Given request >>
The lines from the top of the material below through the line containing "from matplotlib.patches import Rectangle" are to be printed exactly, with pictures omitted.
** start Material for this task **
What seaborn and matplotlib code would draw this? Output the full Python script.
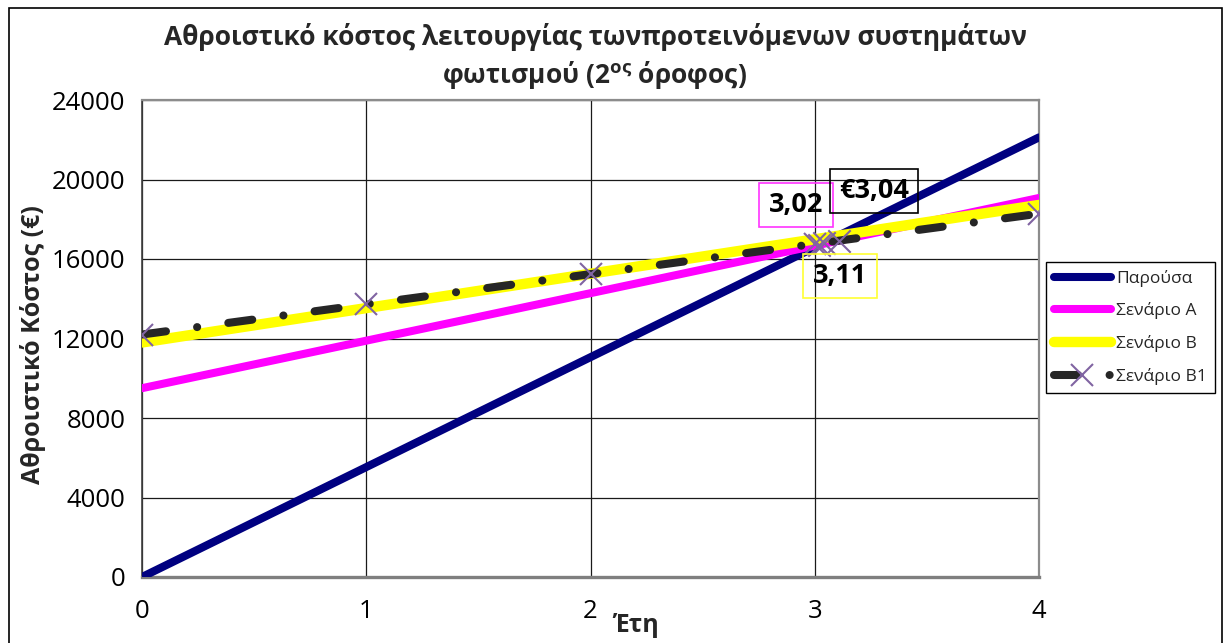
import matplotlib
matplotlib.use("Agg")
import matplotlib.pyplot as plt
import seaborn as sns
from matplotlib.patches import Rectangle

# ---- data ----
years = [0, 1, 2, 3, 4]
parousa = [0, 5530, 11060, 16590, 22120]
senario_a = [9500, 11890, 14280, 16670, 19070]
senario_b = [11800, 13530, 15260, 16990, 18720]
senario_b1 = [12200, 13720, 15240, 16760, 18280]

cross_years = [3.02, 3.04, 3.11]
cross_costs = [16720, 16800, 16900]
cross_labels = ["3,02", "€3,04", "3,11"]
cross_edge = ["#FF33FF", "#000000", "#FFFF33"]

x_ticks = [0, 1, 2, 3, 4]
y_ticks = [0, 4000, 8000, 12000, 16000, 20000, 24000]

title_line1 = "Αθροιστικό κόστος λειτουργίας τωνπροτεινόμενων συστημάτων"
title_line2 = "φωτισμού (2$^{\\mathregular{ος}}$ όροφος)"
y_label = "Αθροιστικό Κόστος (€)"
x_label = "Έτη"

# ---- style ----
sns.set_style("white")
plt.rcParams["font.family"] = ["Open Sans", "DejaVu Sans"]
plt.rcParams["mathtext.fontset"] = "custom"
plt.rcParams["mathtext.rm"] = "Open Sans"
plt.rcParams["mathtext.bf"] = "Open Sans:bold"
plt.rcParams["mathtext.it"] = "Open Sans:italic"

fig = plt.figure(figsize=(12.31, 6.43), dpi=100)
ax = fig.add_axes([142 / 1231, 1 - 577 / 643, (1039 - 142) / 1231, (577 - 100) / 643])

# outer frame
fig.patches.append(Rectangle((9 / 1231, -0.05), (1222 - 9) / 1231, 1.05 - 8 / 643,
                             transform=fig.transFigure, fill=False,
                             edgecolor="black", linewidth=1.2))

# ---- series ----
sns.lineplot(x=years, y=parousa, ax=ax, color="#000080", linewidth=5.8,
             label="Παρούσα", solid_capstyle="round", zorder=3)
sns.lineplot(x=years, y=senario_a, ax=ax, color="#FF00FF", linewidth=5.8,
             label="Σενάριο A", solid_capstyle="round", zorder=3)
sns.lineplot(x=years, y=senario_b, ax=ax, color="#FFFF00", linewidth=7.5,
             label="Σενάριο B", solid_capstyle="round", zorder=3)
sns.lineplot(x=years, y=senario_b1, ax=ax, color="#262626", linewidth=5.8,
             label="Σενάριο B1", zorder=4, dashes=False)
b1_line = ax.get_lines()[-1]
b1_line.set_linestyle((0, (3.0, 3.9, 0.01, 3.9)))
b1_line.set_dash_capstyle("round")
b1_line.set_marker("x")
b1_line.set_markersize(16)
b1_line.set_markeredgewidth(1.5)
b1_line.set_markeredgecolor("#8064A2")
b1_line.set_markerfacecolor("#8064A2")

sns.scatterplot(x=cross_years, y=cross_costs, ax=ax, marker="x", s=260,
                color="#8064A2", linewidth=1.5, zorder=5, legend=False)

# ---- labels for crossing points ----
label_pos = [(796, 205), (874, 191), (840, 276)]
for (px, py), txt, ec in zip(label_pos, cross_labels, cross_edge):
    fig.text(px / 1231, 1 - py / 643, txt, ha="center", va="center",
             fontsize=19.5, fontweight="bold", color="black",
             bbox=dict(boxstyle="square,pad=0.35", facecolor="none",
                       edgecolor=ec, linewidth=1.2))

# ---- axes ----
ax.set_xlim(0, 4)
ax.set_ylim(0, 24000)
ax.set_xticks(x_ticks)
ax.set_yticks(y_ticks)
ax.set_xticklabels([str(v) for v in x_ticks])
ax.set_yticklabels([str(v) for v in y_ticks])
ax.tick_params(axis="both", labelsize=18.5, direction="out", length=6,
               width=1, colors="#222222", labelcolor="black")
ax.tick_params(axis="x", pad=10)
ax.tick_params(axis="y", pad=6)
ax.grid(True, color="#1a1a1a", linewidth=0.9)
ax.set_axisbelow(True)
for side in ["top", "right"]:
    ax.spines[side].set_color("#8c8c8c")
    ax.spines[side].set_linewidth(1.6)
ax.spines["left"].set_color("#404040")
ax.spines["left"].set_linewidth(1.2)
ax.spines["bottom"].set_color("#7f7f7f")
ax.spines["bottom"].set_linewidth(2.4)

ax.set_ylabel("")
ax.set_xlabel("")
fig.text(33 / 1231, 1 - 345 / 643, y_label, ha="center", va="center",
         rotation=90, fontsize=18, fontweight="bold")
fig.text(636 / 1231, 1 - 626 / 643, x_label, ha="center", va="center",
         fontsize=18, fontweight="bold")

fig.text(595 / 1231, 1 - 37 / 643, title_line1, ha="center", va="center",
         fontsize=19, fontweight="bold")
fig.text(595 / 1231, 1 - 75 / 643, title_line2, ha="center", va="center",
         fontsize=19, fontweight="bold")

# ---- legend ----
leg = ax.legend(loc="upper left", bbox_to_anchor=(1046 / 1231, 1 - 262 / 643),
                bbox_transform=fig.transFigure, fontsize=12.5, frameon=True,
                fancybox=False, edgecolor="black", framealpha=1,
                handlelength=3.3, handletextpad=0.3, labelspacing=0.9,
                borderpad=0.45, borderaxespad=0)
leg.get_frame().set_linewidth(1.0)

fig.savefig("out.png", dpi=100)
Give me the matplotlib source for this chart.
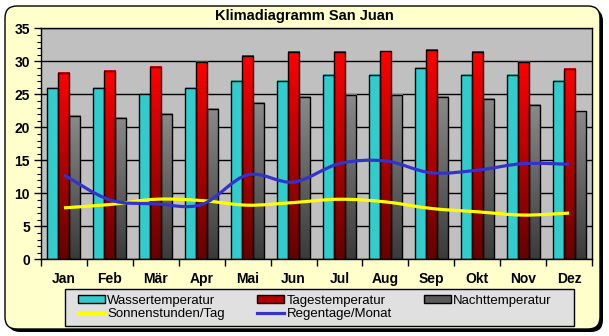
** end Material for this task **
The solution >>
What seaborn and matplotlib code would draw this? Output the full Python script.
import matplotlib
matplotlib.use("Agg")
import matplotlib.pyplot as plt
import seaborn as sns
from matplotlib.patches import Rectangle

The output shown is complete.